▶ _Written task_: Here is the task for the listing below: output exactly the lines from the one containing "Emit a Python" through the one containing "tm = [190, 190.3, 190.8]", and leave out the pictures.

Records from a collection:
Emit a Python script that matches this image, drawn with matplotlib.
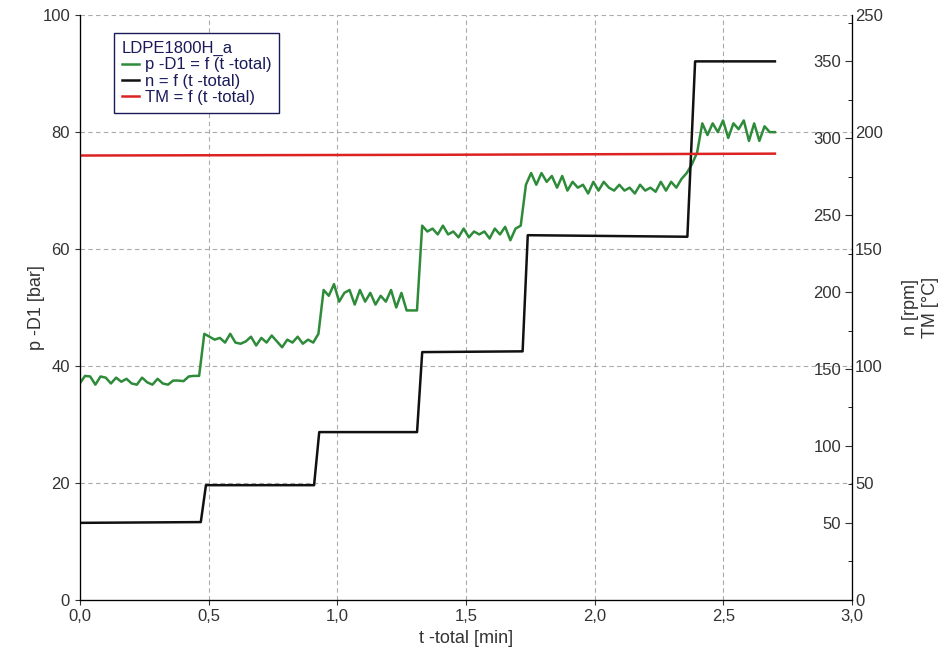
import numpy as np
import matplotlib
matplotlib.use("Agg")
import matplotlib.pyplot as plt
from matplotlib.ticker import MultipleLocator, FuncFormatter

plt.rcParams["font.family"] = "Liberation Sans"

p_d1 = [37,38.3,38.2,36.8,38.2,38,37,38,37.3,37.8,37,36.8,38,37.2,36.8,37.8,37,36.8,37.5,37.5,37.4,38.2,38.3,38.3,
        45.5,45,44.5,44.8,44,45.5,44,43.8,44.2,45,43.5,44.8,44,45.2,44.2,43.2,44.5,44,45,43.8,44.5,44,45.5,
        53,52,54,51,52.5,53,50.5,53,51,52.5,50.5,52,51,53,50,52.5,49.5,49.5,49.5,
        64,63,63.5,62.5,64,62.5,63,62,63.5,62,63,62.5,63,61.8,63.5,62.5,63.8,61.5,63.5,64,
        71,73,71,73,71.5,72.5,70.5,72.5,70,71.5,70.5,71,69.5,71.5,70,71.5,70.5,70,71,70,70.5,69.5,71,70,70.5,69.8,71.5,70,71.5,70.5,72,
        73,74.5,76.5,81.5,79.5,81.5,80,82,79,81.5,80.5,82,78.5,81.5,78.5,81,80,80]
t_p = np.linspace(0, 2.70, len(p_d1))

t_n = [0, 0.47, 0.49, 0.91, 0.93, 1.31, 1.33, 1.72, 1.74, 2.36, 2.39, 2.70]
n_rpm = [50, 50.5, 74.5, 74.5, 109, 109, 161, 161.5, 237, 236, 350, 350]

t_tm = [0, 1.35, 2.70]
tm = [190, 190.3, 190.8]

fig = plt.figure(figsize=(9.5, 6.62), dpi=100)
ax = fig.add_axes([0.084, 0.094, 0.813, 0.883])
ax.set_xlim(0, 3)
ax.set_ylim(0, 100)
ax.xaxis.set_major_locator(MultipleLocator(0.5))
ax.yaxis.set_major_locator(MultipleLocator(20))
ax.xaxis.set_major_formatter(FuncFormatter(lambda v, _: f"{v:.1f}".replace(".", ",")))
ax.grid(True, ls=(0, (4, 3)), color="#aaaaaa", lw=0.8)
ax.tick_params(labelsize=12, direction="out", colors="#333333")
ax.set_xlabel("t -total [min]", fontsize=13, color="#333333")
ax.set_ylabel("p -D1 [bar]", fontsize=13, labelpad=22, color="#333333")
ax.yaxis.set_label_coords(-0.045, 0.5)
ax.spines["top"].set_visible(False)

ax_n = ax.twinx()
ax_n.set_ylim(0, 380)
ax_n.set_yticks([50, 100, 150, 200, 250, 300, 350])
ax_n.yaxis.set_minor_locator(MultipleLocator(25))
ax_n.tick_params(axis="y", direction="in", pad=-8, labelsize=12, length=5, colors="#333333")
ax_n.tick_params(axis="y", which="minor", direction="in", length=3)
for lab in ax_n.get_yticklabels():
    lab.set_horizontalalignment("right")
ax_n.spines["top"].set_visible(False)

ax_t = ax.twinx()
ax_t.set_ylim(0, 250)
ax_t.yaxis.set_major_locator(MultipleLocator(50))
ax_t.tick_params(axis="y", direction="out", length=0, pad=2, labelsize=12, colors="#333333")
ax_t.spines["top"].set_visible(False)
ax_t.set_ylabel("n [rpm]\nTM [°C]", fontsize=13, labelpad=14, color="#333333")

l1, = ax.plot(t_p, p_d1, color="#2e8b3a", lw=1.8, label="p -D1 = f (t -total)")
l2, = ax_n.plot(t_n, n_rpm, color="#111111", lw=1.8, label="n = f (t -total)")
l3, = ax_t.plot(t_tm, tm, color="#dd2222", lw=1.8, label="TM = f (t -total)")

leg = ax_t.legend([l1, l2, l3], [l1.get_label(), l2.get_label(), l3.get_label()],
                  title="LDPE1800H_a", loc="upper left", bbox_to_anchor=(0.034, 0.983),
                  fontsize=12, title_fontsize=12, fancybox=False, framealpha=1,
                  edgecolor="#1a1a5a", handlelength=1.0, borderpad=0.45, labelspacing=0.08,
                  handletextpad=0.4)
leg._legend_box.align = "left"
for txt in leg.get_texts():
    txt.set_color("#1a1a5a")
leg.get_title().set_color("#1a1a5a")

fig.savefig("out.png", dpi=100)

--

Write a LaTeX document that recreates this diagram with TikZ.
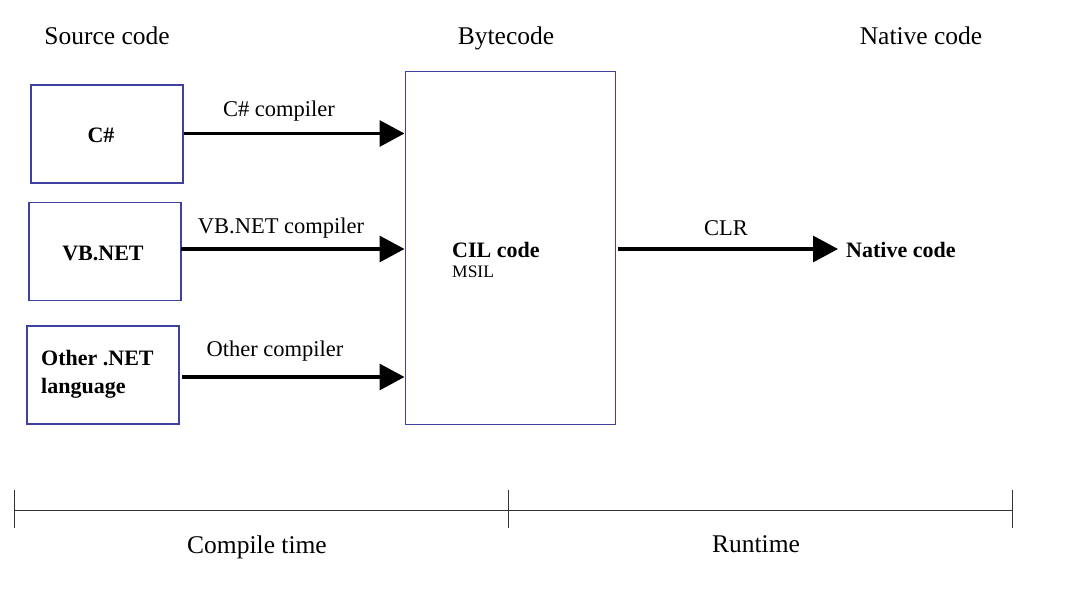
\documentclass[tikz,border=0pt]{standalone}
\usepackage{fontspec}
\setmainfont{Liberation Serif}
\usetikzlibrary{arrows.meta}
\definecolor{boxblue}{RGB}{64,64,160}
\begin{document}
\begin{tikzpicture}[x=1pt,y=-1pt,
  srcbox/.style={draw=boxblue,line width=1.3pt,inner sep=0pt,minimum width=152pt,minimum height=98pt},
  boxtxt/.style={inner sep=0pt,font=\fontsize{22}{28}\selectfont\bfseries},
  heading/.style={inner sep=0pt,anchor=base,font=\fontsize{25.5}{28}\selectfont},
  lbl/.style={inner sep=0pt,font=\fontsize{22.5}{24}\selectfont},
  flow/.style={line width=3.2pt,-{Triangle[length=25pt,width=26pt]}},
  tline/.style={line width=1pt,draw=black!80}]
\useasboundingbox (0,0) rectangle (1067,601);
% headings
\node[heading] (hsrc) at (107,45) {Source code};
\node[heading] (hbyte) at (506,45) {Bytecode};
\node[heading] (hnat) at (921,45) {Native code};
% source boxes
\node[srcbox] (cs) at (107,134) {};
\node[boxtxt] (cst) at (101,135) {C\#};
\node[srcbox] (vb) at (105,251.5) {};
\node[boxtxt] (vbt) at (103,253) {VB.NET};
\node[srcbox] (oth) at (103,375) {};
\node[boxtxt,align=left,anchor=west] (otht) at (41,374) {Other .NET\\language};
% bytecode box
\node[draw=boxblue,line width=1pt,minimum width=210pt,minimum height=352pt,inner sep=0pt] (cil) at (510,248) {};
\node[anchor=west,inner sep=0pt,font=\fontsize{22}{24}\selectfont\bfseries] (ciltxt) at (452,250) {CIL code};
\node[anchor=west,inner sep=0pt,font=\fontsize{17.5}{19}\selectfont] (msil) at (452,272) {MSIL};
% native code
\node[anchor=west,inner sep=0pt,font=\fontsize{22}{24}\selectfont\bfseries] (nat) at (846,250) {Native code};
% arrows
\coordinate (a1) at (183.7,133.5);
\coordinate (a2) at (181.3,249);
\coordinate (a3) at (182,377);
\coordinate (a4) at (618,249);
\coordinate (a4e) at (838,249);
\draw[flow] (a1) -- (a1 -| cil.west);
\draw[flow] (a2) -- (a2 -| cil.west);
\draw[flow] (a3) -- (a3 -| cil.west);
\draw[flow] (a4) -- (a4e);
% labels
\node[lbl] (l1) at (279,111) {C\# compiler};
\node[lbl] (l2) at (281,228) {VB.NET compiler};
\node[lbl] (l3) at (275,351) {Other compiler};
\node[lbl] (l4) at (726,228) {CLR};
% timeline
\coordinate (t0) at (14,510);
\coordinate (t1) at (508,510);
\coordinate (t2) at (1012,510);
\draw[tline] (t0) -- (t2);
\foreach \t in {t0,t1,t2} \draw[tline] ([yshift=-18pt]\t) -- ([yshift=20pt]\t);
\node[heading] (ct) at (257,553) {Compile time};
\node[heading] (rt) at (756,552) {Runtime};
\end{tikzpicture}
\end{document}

▶ _Written response_:
Emit a Python script that matches this image, drawn with matplotlib.
import numpy as np
import matplotlib
matplotlib.use("Agg")
import matplotlib.pyplot as plt
from matplotlib.ticker import MultipleLocator, FuncFormatter

plt.rcParams["font.family"] = "Liberation Sans"

p_d1 = [37,38.3,38.2,36.8,38.2,38,37,38,37.3,37.8,37,36.8,38,37.2,36.8,37.8,37,36.8,37.5,37.5,37.4,38.2,38.3,38.3,
        45.5,45,44.5,44.8,44,45.5,44,43.8,44.2,45,43.5,44.8,44,45.2,44.2,43.2,44.5,44,45,43.8,44.5,44,45.5,
        53,52,54,51,52.5,53,50.5,53,51,52.5,50.5,52,51,53,50,52.5,49.5,49.5,49.5,
        64,63,63.5,62.5,64,62.5,63,62,63.5,62,63,62.5,63,61.8,63.5,62.5,63.8,61.5,63.5,64,
        71,73,71,73,71.5,72.5,70.5,72.5,70,71.5,70.5,71,69.5,71.5,70,71.5,70.5,70,71,70,70.5,69.5,71,70,70.5,69.8,71.5,70,71.5,70.5,72,
        73,74.5,76.5,81.5,79.5,81.5,80,82,79,81.5,80.5,82,78.5,81.5,78.5,81,80,80]
t_p = np.linspace(0, 2.70, len(p_d1))

t_n = [0, 0.47, 0.49, 0.91, 0.93, 1.31, 1.33, 1.72, 1.74, 2.36, 2.39, 2.70]
n_rpm = [50, 50.5, 74.5, 74.5, 109, 109, 161, 161.5, 237, 236, 350, 350]

t_tm = [0, 1.35, 2.70]
tm = [190, 190.3, 190.8]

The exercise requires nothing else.